Par sa poésie notre amie reste simple et modeste tout en veillant à ne pas tomber dans le piège de consumérisme : – restons « écrivaillon » peut-être mais seul maître à rédiger. –
Jeannine Dion-Guérin a toujours été une semeuse de vie, une complice de l’amour et même avec l’âge qui avance elle porte toujours bien haut le flambeau d’une lumière d’espérance : –Pourvu que demeure en elle, le plaisir d’écrire. – Elle donne une vie à ses poèmes, ne sont-ils pas ses petits, ses peines, mais surtout ses joies. Un souffle de liberté fleurte avec le libertinage, le plaisir du corps : – Offre-lui du « jouir » les friandise qu’il mérite. – Oui notre poétesse, femme avant tout, peut bien s’octroyer ce droit : – d’en avoir en son temps croqué la pomme. –
Elle joue et jongle avec les mots, se fait bateleuse et improvise sans partition.
Jeannine Dion-Guérin se met en quête de bienveillance absolue, de pacifisme contrôlé et d’écologie mesurée, loin de toutes velléités et absurdités partisanes : – En finir avec les éclats de voix, de haine des échanges mortifères de répandre les guerres sous de fallacieux prétextes de terres vierges à ensemencer. –
Le doute parfois s’installe, peut-on encore faire confiance en l’homme aujourd’hui trop plein de dilemmes.
Elle possède ce don de magnifier le Verbe, de le transcender tout en demeurant dans la modestie et la mesure, de détourner les vocables et leurs formulations de leurs sens originels.
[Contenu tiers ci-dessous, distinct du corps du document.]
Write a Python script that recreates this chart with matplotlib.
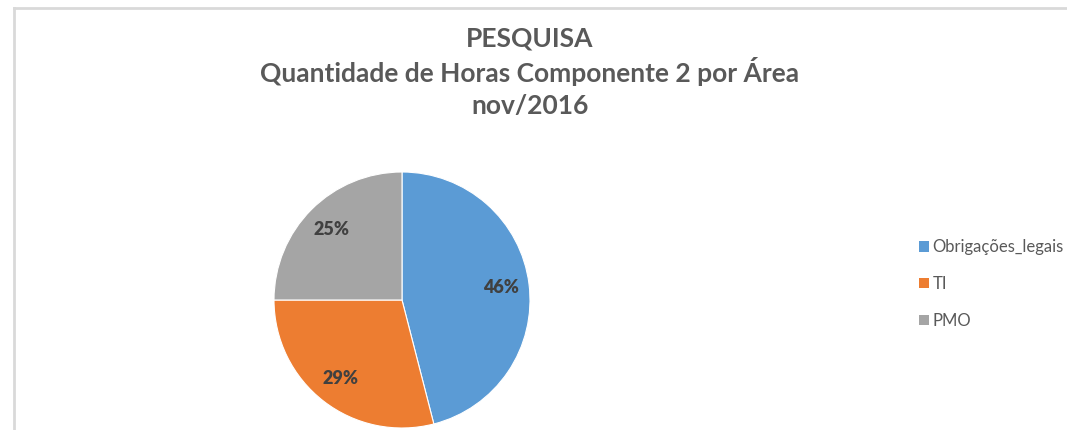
import matplotlib.pyplot as plt
from matplotlib.lines import Line2D
from matplotlib.patches import Patch

plt.rcParams["font.family"] = ["Lato", "DejaVu Sans"]

# Data
areas = ["Obrigações_legais", "TI", "PMO"]
shares = [46, 29, 25]
colors = ["#5B9BD5", "#ED7D31", "#A5A5A5"]
title_lines = ["PESQUISA", "Quantidade de Horas Componente 2 por Área", "nov/2016"]

W, H = 1067, 430
fig = plt.figure(figsize=(W / 100, H / 100), dpi=100)
fig.patch.set_facecolor("white")

# chart frame (left and top edges visible)
frame_color = "#D9D9D9"
fig.add_artist(Line2D([13.5 / W, 13.5 / W], [0, 1 - 7.5 / H], color=frame_color, lw=2,
                      transform=fig.transFigure))
fig.add_artist(Line2D([13.5 / W, 1], [1 - 7.5 / H, 1 - 7.5 / H], color=frame_color, lw=2,
                      transform=fig.transFigure))

# pie: center (402, 300) px, radius 128 px
cx, cy, r = 402, 300, 128
ax = fig.add_axes([(cx - r) / W, (H - cy - r) / H, 2 * r / W, 2 * r / H])
wedges, texts, autotexts = ax.pie(
    shares,
    colors=colors,
    startangle=90,
    counterclock=False,
    radius=1,
    autopct="%1.0f%%",
    pctdistance=0.78,
    wedgeprops={"edgecolor": "white", "linewidth": 0.8},
    textprops={"fontsize": 13, "fontweight": "heavy", "color": "#404040"},
)
ax.set_xlim(-1, 1)
ax.set_ylim(-1, 1)
ax.set_aspect("equal")
ax.axis("off")

# title
for i, line in enumerate(title_lines):
    fig.text(530 / W, 1 - (38 + i * 34) / H, line, ha="center", va="center",
             fontsize=19, fontweight="bold", color="#595959")

handles = [Patch(facecolor=c, edgecolor="none") for c in colors]
fig.legend(handles, areas, loc="center left", bbox_to_anchor=(904 / W, 1 - 284 / H),
           frameon=False, fontsize=12, labelcolor="#595959",
           handlelength=0.6, handleheight=0.6, handletextpad=0.2,
           labelspacing=1.25)

plt.savefig("out.png", dpi=100)
plt.close()
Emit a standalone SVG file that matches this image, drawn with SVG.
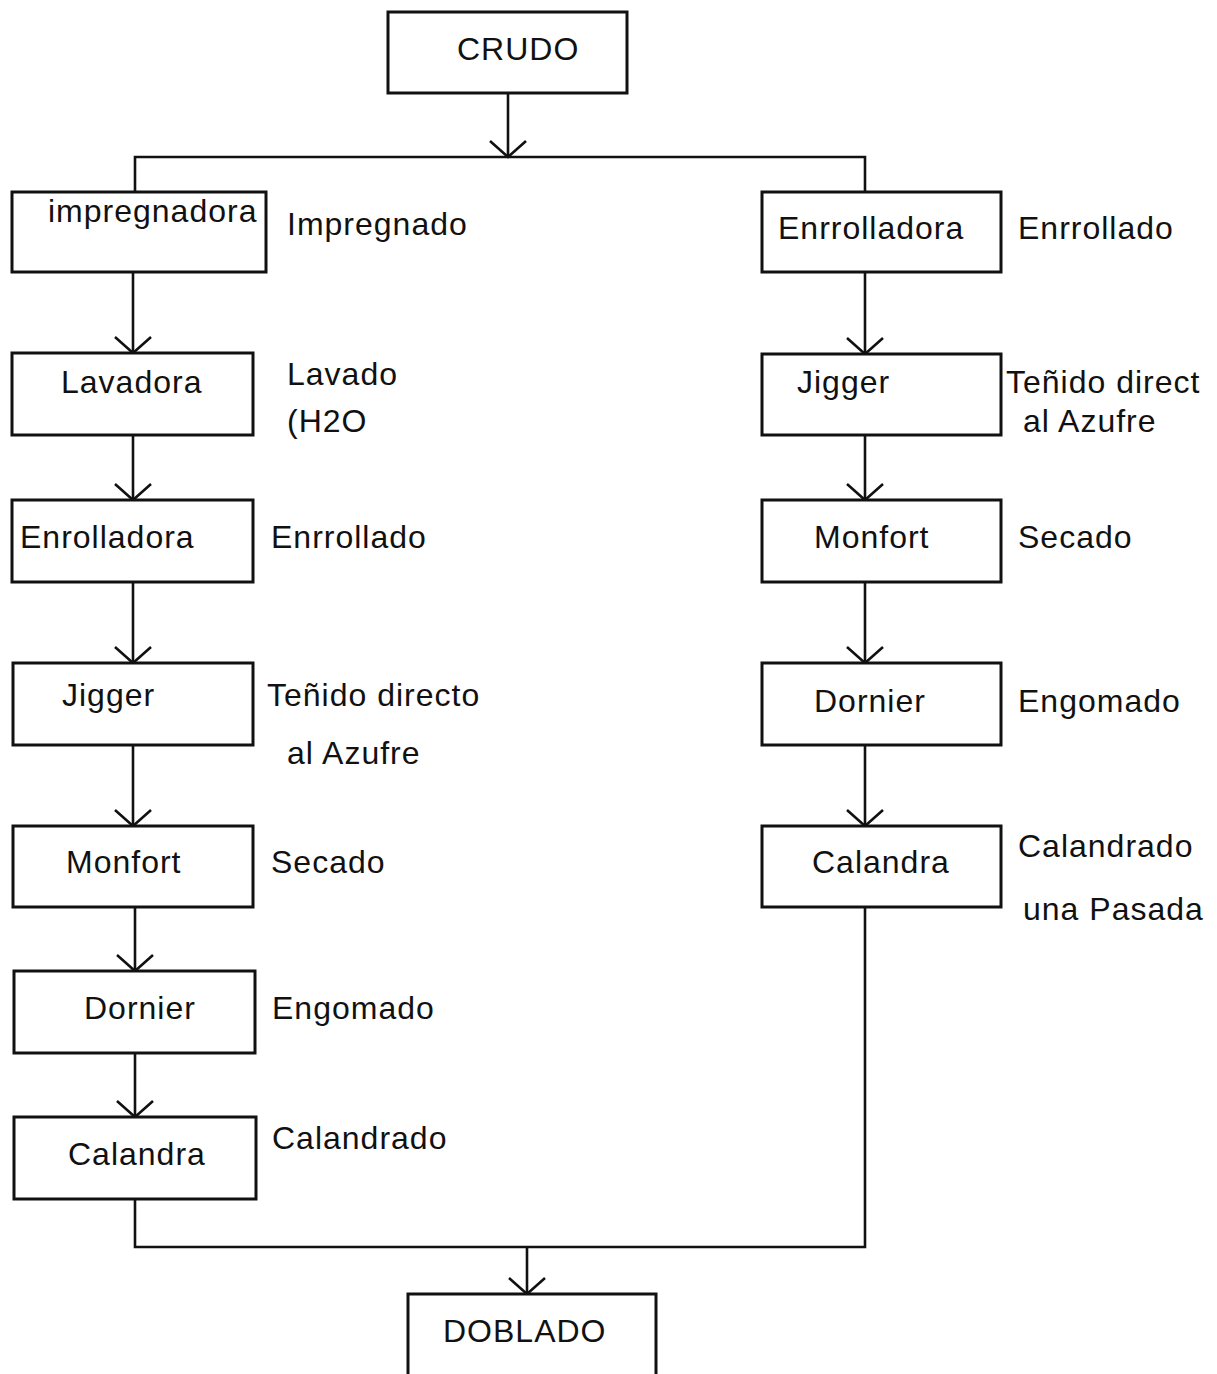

Jeannine Dion-Guérin est une éternelle première, sorte de Diane chasseresse inconditionnelle toujours à l’affût du beau, du bien, du bon, du charnel. Dans cet esprit, je resterai sur la marque de fabrique de notre amie, qui est nourrie d’espoir et de confiance en l’Amour et laisserais la conclusion à : – un ultime coït triomphant. –
Jeannine Dion-Guérin – Silence à haute voix – Editions Editinter – collection poésie – Illustration couverture Marie-Geneviève Simon-Ballou – nombre de pages 119 – format 14×21 – Mai 2023 –
Michel Bénard
Lauréat de l’Académie française.
Chevalier dans l’Ordre des Arts et Lettres.